NVIDIA A30 GPU performance

olaf · November 4, 2023, 9:51pm

I just wonder is somebody has knowledge of how well NVIDIA A30 GPU works with crysosparc. With HBM2, it has very good memory bandwidth, which is a major factor in GPU performance according to cryosparc documentation. However, its theoretical FP16 and 32 performance is far below other common alternatives, e.g., RTX A5000. Could somebody please share their experience with the A30 GPU?

                             A30     A5000
-------------------------------------------
Memory Bandwidth (GB/s)     933.1    768.0 
FP16 (TFLOPS)                10.3     27.8
FP32 (TFLOPS)                10.3     27.8
FP64 (TFLOPS)                5.16     0.68

Edit: I just noticed tensor cores on A30 are faster than that on A5000. Can cryosparc utilize tensor cores on GPU?

Thanks a lot in advance! Any thought on the subject is appreciated!

alebus · November 6, 2023, 12:55pm

Thank you Olaf for your question.
I just wanted to second you in the same line, and extend the question to A100 GPUs as well. Any experience that the community can share will be much appreciated.
Alejandro

ccgauvin94 · November 6, 2023, 4:12pm

I’ve noticed zero difference in refinement speeds for large datasets between A40s and A100s (40 GB), with all other variables held constant. I would be curious if anyone else has any data about this.
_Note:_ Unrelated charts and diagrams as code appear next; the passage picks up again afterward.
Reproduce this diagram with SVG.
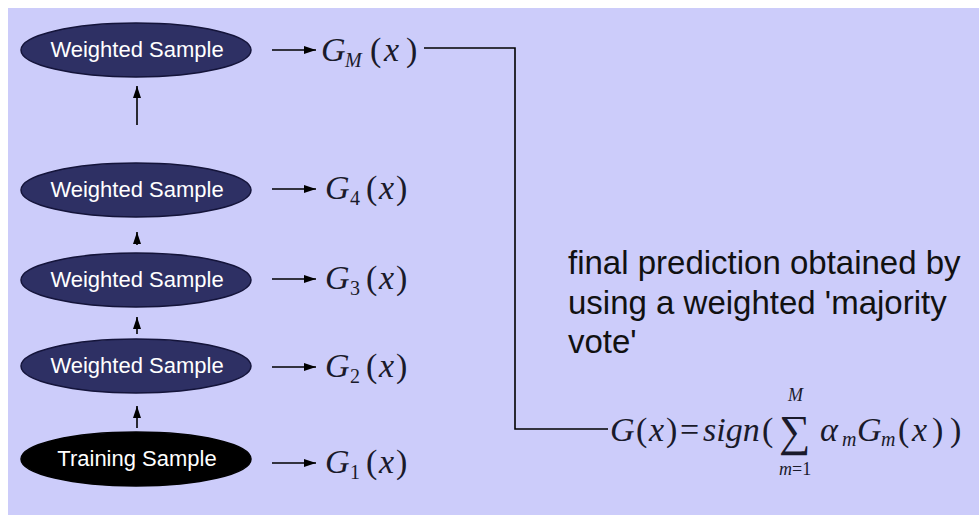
<svg xmlns="http://www.w3.org/2000/svg" width="979" height="515" viewBox="0 0 979 515">
<defs>
<style>
.ws{fill:#2e3064;stroke:#14143a;stroke-width:1.5}
.ts{fill:#000;stroke:#000;stroke-width:1.5}
.nt{font-family:"Liberation Sans",Arial,sans-serif;font-size:22px;fill:#fff;text-anchor:middle}
.m{font-family:"Liberation Serif","Times New Roman",serif;font-size:34px;fill:#1a1a2a}
.i{font-style:italic}
.sub{font-size:20px}
.body{font-family:"Liberation Sans",Arial,sans-serif;font-size:33px;fill:#111}
.ln{stroke:#000;stroke-width:1.6;fill:none}
</style>
<marker id="ah" viewBox="0 0 12 10" refX="12" refY="5" markerWidth="12" markerHeight="10" markerUnits="userSpaceOnUse" orient="auto">
<path d="M0,1 L12,5 L0,9 Z" fill="#000"/>
</marker>
</defs>
<rect x="0" y="0" width="979" height="515" fill="#fff"/>
<rect x="8" y="8" width="971" height="507" fill="#ccccfa"/>

<g id="connectors">
<line class="ln" x1="137" y1="125" x2="137" y2="86" marker-end="url(#ah)"/>
<line class="ln" x1="137" y1="245" x2="137" y2="232" marker-end="url(#ah)"/>
<line class="ln" x1="137" y1="334" x2="137" y2="317" marker-end="url(#ah)"/>
<line class="ln" x1="137" y1="428" x2="137" y2="406" marker-end="url(#ah)"/>
<line class="ln" x1="272" y1="50" x2="316" y2="50" marker-end="url(#ah)"/>
<line class="ln" x1="272" y1="189" x2="316" y2="189" marker-end="url(#ah)"/>
<line class="ln" x1="272" y1="279" x2="316" y2="279" marker-end="url(#ah)"/>
<line class="ln" x1="272" y1="367" x2="316" y2="367" marker-end="url(#ah)"/>
<line class="ln" x1="272" y1="463" x2="316" y2="463" marker-end="url(#ah)"/>
<polyline class="ln" points="424,48 515,48 515,429 608,429"/>
</g>

<g id="node-wsM">
<ellipse class="ws" cx="136" cy="50" rx="115" ry="27"/>
<text class="nt" x="137" y="57">Weighted Sample</text>
</g>
<g id="node-ws4">
<ellipse class="ws" cx="136" cy="190" rx="115" ry="27"/>
<text class="nt" x="137" y="197">Weighted Sample</text>
</g>
<g id="node-ws3">
<ellipse class="ws" cx="136" cy="280" rx="115" ry="27"/>
<text class="nt" x="137" y="287">Weighted Sample</text>
</g>
<g id="node-ws2">
<ellipse class="ws" cx="136" cy="366" rx="115" ry="27"/>
<text class="nt" x="137" y="373">Weighted Sample</text>
</g>
<g id="node-train">
<ellipse class="ts" cx="136" cy="459" rx="115" ry="27"/>
<text class="nt" x="137" y="466">Training Sample</text>
</g>

<g id="labels">
<text class="m" y="61"><tspan class="i" x="321">G</tspan><tspan class="i sub" x="345" dy="6">M</tspan><tspan x="370" dy="-6">(</tspan><tspan class="i" x="384">x</tspan><tspan x="406">)</tspan></text>
<text class="m" y="199"><tspan class="i" x="325">G</tspan><tspan class="sub" x="350" dy="6">4</tspan><tspan x="366" dy="-6">(</tspan><tspan class="i" x="379">x</tspan><tspan x="396">)</tspan></text>
<text class="m" y="289"><tspan class="i" x="325">G</tspan><tspan class="sub" x="350" dy="6">3</tspan><tspan x="366" dy="-6">(</tspan><tspan class="i" x="379">x</tspan><tspan x="396">)</tspan></text>
<text class="m" y="377"><tspan class="i" x="325">G</tspan><tspan class="sub" x="350" dy="6">2</tspan><tspan x="366" dy="-6">(</tspan><tspan class="i" x="379">x</tspan><tspan x="396">)</tspan></text>
<text class="m" y="473"><tspan class="i" x="325">G</tspan><tspan class="sub" x="350" dy="6">1</tspan><tspan x="366" dy="-6">(</tspan><tspan class="i" x="379">x</tspan><tspan x="396">)</tspan></text>

<text class="body" x="568" y="274">final prediction obtained by</text>
<text class="body" x="568" y="314">using a weighted 'majority</text>
<text class="body" x="568" y="353">vote'</text>

<text class="m" y="441"><tspan class="i" x="610">G</tspan><tspan x="636">(</tspan><tspan class="i" x="649">x</tspan><tspan x="666">)</tspan><tspan x="680">=</tspan><tspan class="i" x="703">sign</tspan><tspan x="762">(</tspan></text>
<text class="m" x="779" y="446" style="font-size:44px">∑</text>
<text class="m i" x="788" y="401" style="font-size:18px">M</text>
<text class="m" x="779" y="475" style="font-size:18px"><tspan class="i">m</tspan>=1</text>
<text class="m" y="441"><tspan class="i" x="820">α</tspan><tspan class="i" x="842" dy="5" style="font-size:20px">m</tspan><tspan class="i" x="857" dy="-5">G</tspan><tspan class="i" x="881" dy="5" style="font-size:20px">m</tspan><tspan x="898" dy="-5">(</tspan><tspan class="i" x="912">x</tspan><tspan x="932">)</tspan><tspan x="950">)</tspan></text>
</g>
</svg>
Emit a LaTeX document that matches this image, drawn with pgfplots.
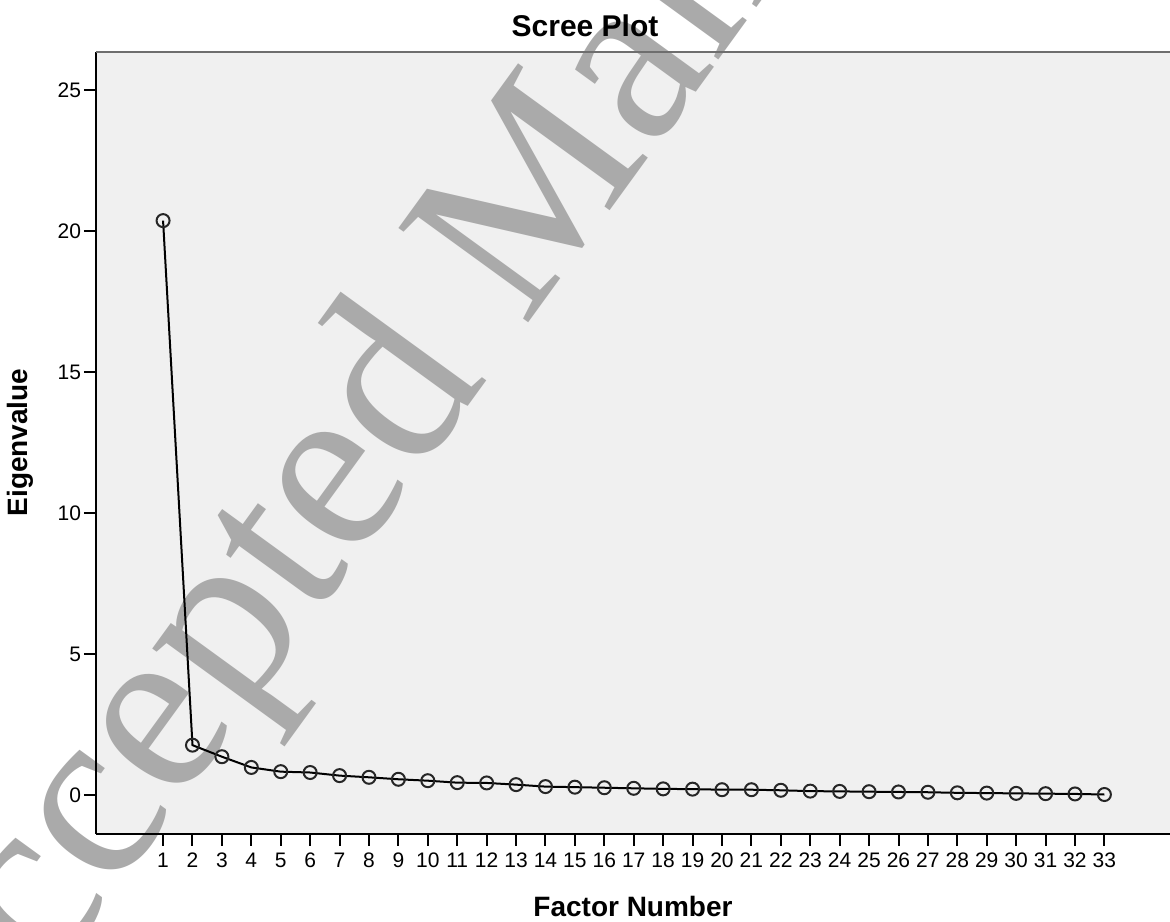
\documentclass[border=0pt]{standalone}
\usepackage{pgfplots}
\pgfplotsset{compat=1.18}
\usepackage{fontspec}
\setmainfont{Liberation Sans}
\newfontfamily\wmfont{Liberation Serif}
\definecolor{plotbg}{RGB}{240,240,240}
\definecolor{wm}{RGB}{170,170,170}
\definecolor{topline}{RGB}{110,110,110}
\begin{document}
\begin{tikzpicture}
\fill[plotbg] (48pt,43.65pt) rectangle (585pt,434.5pt);
\begin{scope}
\clip (0pt,0pt) rectangle (585pt,460.5pt);
\node[text=wm, font=\wmfont\fontsize{122.5}{130}\selectfont, rotate=54, anchor=base west, inner sep=0pt] at (-28pt,-103pt) {Accepted Manuscript};
\end{scope}
\begin{axis}[at={(48pt,43.65pt)}, anchor=south west, scale only axis,
  width=537pt, height=390.85pt,
  xmin=-1.28, xmax=35.23, ymin=-1.37, ymax=26.35,
  axis x line*=bottom, axis y line*=left,
  axis line style={line width=1pt, black, -},
  xtick={1,...,33}, ytick={0,5,10,15,20,25},
  tick align=outside, major tick length=6pt,
  tick style={line width=1pt, black},
  ticklabel style={font=\fontsize{10.5}{12}\selectfont},
  yticklabel style={xshift=2pt},
  /pgf/number format/assume math mode=true,
]
\addplot[black, line width=1pt, mark=o, mark size=3.25pt, mark options={line width=1pt, black!85}] coordinates {
(1,20.37) (2,1.77) (3,1.36) (4,0.98) (5,0.83) (6,0.80) (7,0.69) (8,0.63) (9,0.56) (10,0.51)
(11,0.44) (12,0.43) (13,0.37) (14,0.30) (15,0.28) (16,0.26) (17,0.24) (18,0.22) (19,0.21) (20,0.19)
(21,0.19) (22,0.17) (23,0.14) (24,0.13) (25,0.12) (26,0.11) (27,0.10) (28,0.08) (29,0.07) (30,0.06)
(31,0.05) (32,0.04) (33,0.02)
};
\draw[topline, line width=1pt] (rel axis cs:0,1) -- (rel axis cs:1,1);
\end{axis}
\node[anchor=base, font=\bfseries\fontsize{15}{18}\selectfont, inner sep=0pt] at (292.5pt,442pt) {Scree Plot};
\node[anchor=base, font=\bfseries\fontsize{14}{17}\selectfont, inner sep=0pt] at (316.5pt,2.5pt) {Factor Number};
\node[anchor=base, rotate=90, font=\bfseries\fontsize{14}{17}\selectfont, inner sep=0pt] at (13.75pt,239.25pt) {Eigenvalue};
\pgfresetboundingbox
\path[use as bounding box] (0pt,0pt) rectangle (585pt,460.5pt);
\end{tikzpicture}
\end{document}
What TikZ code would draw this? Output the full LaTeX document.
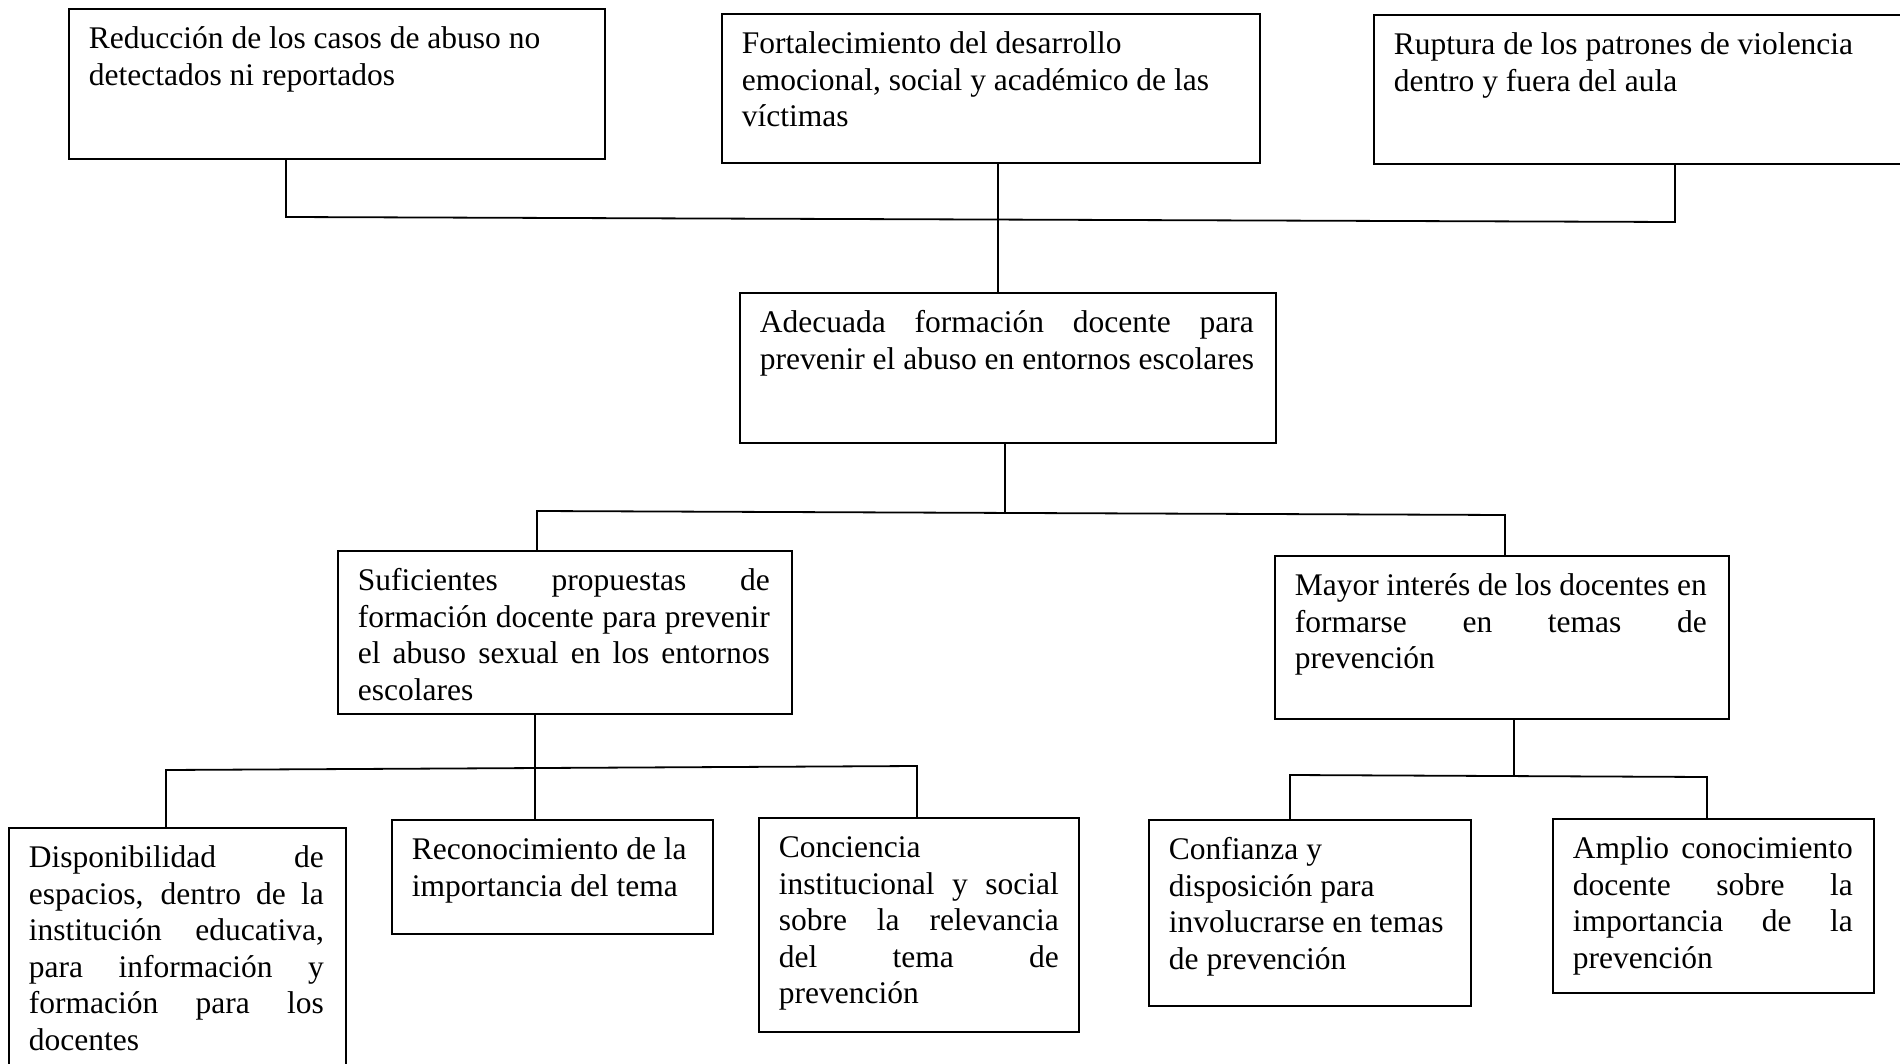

My suspicion is that faster memory is pointless in scenarios where your dataset exceeds the total memory capacity, if you have a filesystem bottleneck.

I have noticed huge speedups with the A100 (> 20% faster) in certain neural network workloads, where the entire model is capable of being held in memory.

olaf · November 6, 2023, 11:56pm

Thank you for the helpful info!

alebus · November 7, 2023, 1:25pm

thanx a bunch!!
indeed very interesting observation (we’re in the precise moment of deciding “best specifications within our budget” to purchase a server with GPUs: any other experience will be super helpful)